• EXERCISE BRIEF
Copy each line exactly. Drop every picture.

• PROVIDED MATERIAL
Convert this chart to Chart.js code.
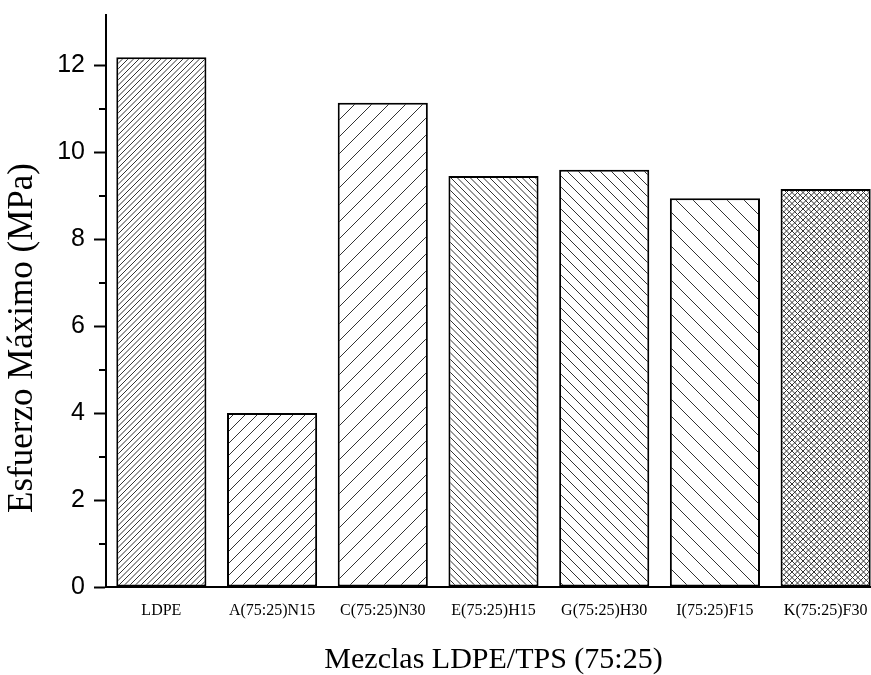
<!DOCTYPE html>
<html>
<head>
<meta charset="utf-8">
<script src="https://cdn.jsdelivr.net/npm/chart.js@4.4.1/dist/chart.umd.min.js"></script>
<style>
  html, body { margin: 0; padding: 0; background: #fff; overflow: hidden; width: 871px; height: 675px; }
  canvas { display: block; }
</style>
</head>
<body>
<canvas id="c" width="881" height="675"></canvas>
<script>
const categories = ["LDPE", "A(75:25)N15", "C(75:25)N30", "E(75:25)H15", "G(75:25)H30", "I(75:25)F15", "K(75:25)F30"];
const values = [12.18, 4.0, 11.13, 9.45, 9.59, 8.94, 9.15];
const yTicks = [0, 2, 4, 6, 8, 10, 12];
const yMinorTicks = [1, 3, 5, 7, 9, 11];
const xTitle = "Mezclas LDPE/TPS (75:25)";
const yTitle = "Esfuerzo Máximo (MPa)";

// hatch styles: dir '/', '\\', 'x'; tile size T with N lines
const hatchStyles = [
  { dir: '/', T: 11, N: 2 },
  { dir: '/', T: 12, N: 1 },
  { dir: '/', T: 17, N: 1 },
  { dir: '\\', T: 13, N: 2 },
  { dir: '\\', T: 11, N: 1 },
  { dir: '\\', T: 17, N: 1 },
  { dir: 'x', T: 11, N: 2 }
];

function makePattern(ctx, s) {
  const c = document.createElement('canvas');
  c.width = s.T; c.height = s.T;
  const g = c.getContext('2d');
  g.fillStyle = '#fff';
  g.fillRect(0, 0, s.T, s.T);
  g.strokeStyle = '#333';
  g.lineWidth = 1;
  const step = s.T / s.N;
  const drawDir = (d) => {
    g.beginPath();
    for (let k = -s.N; k <= 2 * s.N; k++) {
      const cx = k * step;
      if (d === '/') { g.moveTo(cx, 0); g.lineTo(cx - s.T, s.T); }
      else { g.moveTo(cx, 0); g.lineTo(cx + s.T, s.T); }
    }
    g.stroke();
  };
  if (s.dir === 'x') { drawDir('/'); drawDir('\\'); }
  else drawDir(s.dir);
  return ctx.createPattern(c, 'repeat');
}

const canvas = document.getElementById('c');
const ctx = canvas.getContext('2d');
const patterns = hatchStyles.map(s => makePattern(ctx, s));

const extraPlugin = {
  id: 'extra',
  afterDraw(chart) {
    const c = chart.ctx;
    const ys = chart.scales.y;
    c.save();
    c.strokeStyle = '#000';
    c.lineWidth = 2;
    yMinorTicks.forEach(v => {
      const py = Math.round(ys.getPixelForValue(v));
      c.beginPath();
      c.moveTo(ys.right - 7, py);
      c.lineTo(ys.right, py);
      c.stroke();
    });
    // y title
    c.fillStyle = '#000';
    c.font = '35px "Liberation Serif", "Times New Roman", serif';
    c.textAlign = 'center';
    c.textBaseline = 'middle';
    c.translate(23, 338);
    c.rotate(-Math.PI / 2);
    c.fillText(yTitle, 0, 0);
    c.restore();
  }
};

new Chart(canvas, {
  type: 'bar',
  data: {
    labels: categories,
    datasets: [{
      data: values,
      backgroundColor: patterns,
      borderColor: '#000',
      borderWidth: 2,
      borderSkipped: false,
      barPercentage: 0.814,
      categoryPercentage: 1.0
    }]
  },
  options: {
    responsive: false,
    animation: false,
    devicePixelRatio: 1,
    layout: { padding: { top: 15, right: 0, left: 0, bottom: 0 } },
    plugins: { legend: { display: false }, tooltip: { enabled: false } },
    scales: {
      x: {
        grid: { display: true, drawOnChartArea: false, drawTicks: false },
        border: { display: true, color: '#000', width: 2 },
        ticks: {
          color: '#000',
          padding: 14,
          maxRotation: 0,
          autoSkip: false,
          font: { family: '"Liberation Serif", "Times New Roman", serif', size: 16 }
        },
        title: {
          display: true,
          text: xTitle,
          color: '#000',
          font: { family: '"Liberation Serif", "Times New Roman", serif', size: 30 },
          padding: { top: 30, bottom: -3 }
        },
        afterFit(scale) { scale.height = 88; scale.paddingLeft = 0; scale.paddingRight = 0; }
      },
      y: {
        min: 0,
        max: 13.15,
        grid: { display: true, drawOnChartArea: false, drawTicks: true, tickLength: 12, tickWidth: 2, tickColor: '#000' },
        border: { display: true, color: '#000', width: 2 },
        afterBuildTicks(scale) { scale.ticks = yTicks.map(v => ({ value: v })); },
        ticks: {
          color: '#000',
          padding: 9,
          includeBounds: false,
          font: { family: '"Liberation Sans", Arial, sans-serif', size: 25 }
        },
        afterFit(scale) { scale.width = 106; scale.paddingTop = 0; scale.paddingBottom = 0; }
      }
    }
  },
  plugins: [extraPlugin]
});
</script>
</body>
</html>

• COMPLETE ANSWER
Convert this chart to Chart.js code.
<!DOCTYPE html>
<html>
<head>
<meta charset="utf-8">
<script src="https://cdn.jsdelivr.net/npm/chart.js@4.4.1/dist/chart.umd.min.js"></script>
<style>
  html, body { margin: 0; padding: 0; background: #fff; overflow: hidden; width: 871px; height: 675px; }
  canvas { display: block; }
</style>
</head>
<body>
<canvas id="c" width="881" height="675"></canvas>
<script>
const categories = ["LDPE", "A(75:25)N15", "C(75:25)N30", "E(75:25)H15", "G(75:25)H30", "I(75:25)F15", "K(75:25)F30"];
const values = [12.18, 4.0, 11.13, 9.45, 9.59, 8.94, 9.15];
const yTicks = [0, 2, 4, 6, 8, 10, 12];
const yMinorTicks = [1, 3, 5, 7, 9, 11];
const xTitle = "Mezclas LDPE/TPS (75:25)";
const yTitle = "Esfuerzo Máximo (MPa)";

// hatch styles: dir '/', '\\', 'x'; tile size T with N lines
const hatchStyles = [
  { dir: '/', T: 11, N: 2 },
  { dir: '/', T: 12, N: 1 },
  { dir: '/', T: 17, N: 1 },
  { dir: '\\', T: 13, N: 2 },
  { dir: '\\', T: 11, N: 1 },
  { dir: '\\', T: 17, N: 1 },
  { dir: 'x', T: 11, N: 2 }
];

function makePattern(ctx, s) {
  const c = document.createElement('canvas');
  c.width = s.T; c.height = s.T;
  const g = c.getContext('2d');
  g.fillStyle = '#fff';
  g.fillRect(0, 0, s.T, s.T);
  g.strokeStyle = '#333';
  g.lineWidth = 1;
  const step = s.T / s.N;
  const drawDir = (d) => {
    g.beginPath();
    for (let k = -s.N; k <= 2 * s.N; k++) {
      const cx = k * step;
      if (d === '/') { g.moveTo(cx, 0); g.lineTo(cx - s.T, s.T); }
      else { g.moveTo(cx, 0); g.lineTo(cx + s.T, s.T); }
    }
    g.stroke();
  };
  if (s.dir === 'x') { drawDir('/'); drawDir('\\'); }
  else drawDir(s.dir);
  return ctx.createPattern(c, 'repeat');
}

const canvas = document.getElementById('c');
const ctx = canvas.getContext('2d');
const patterns = hatchStyles.map(s => makePattern(ctx, s));

const extraPlugin = {
  id: 'extra',
  afterDraw(chart) {
    const c = chart.ctx;
    const ys = chart.scales.y;
    c.save();
    c.strokeStyle = '#000';
    c.lineWidth = 2;
    yMinorTicks.forEach(v => {
      const py = Math.round(ys.getPixelForValue(v));
      c.beginPath();
      c.moveTo(ys.right - 7, py);
      c.lineTo(ys.right, py);
      c.stroke();
    });
    // y title
    c.fillStyle = '#000';
    c.font = '35px "Liberation Serif", "Times New Roman", serif';
    c.textAlign = 'center';
    c.textBaseline = 'middle';
    c.translate(23, 338);
    c.rotate(-Math.PI / 2);
    c.fillText(yTitle, 0, 0);
    c.restore();
  }
};

new Chart(canvas, {
  type: 'bar',
  data: {
    labels: categories,
    datasets: [{
      data: values,
      backgroundColor: patterns,
      borderColor: '#000',
      borderWidth: 2,
      borderSkipped: false,
      barPercentage: 0.814,
      categoryPercentage: 1.0
    }]
  },
  options: {
    responsive: false,
    animation: false,
    devicePixelRatio: 1,
    layout: { padding: { top: 15, right: 0, left: 0, bottom: 0 } },
    plugins: { legend: { display: false }, tooltip: { enabled: false } },
    scales: {
      x: {
        grid: { display: true, drawOnChartArea: false, drawTicks: false },
        border: { display: true, color: '#000', width: 2 },
        ticks: {
          color: '#000',
          padding: 14,
          maxRotation: 0,
          autoSkip: false,
          font: { family: '"Liberation Serif", "Times New Roman", serif', size: 16 }
        },
        title: {
          display: true,
          text: xTitle,
          color: '#000',
          font: { family: '"Liberation Serif", "Times New Roman", serif', size: 30 },
          padding: { top: 30, bottom: -3 }
        },
        afterFit(scale) { scale.height = 88; scale.paddingLeft = 0; scale.paddingRight = 0; }
      },
      y: {
        min: 0,
        max: 13.15,
        grid: { display: true, drawOnChartArea: false, drawTicks: true, tickLength: 12, tickWidth: 2, tickColor: '#000' },
        border: { display: true, color: '#000', width: 2 },
        afterBuildTicks(scale) { scale.ticks = yTicks.map(v => ({ value: v })); },
        ticks: {
          color: '#000',
          padding: 9,
          includeBounds: false,
          font: { family: '"Liberation Sans", Arial, sans-serif', size: 25 }
        },
        afterFit(scale) { scale.width = 106; scale.paddingTop = 0; scale.paddingBottom = 0; }
      }
    }
  },
  plugins: [extraPlugin]
});
</script>
</body>
</html>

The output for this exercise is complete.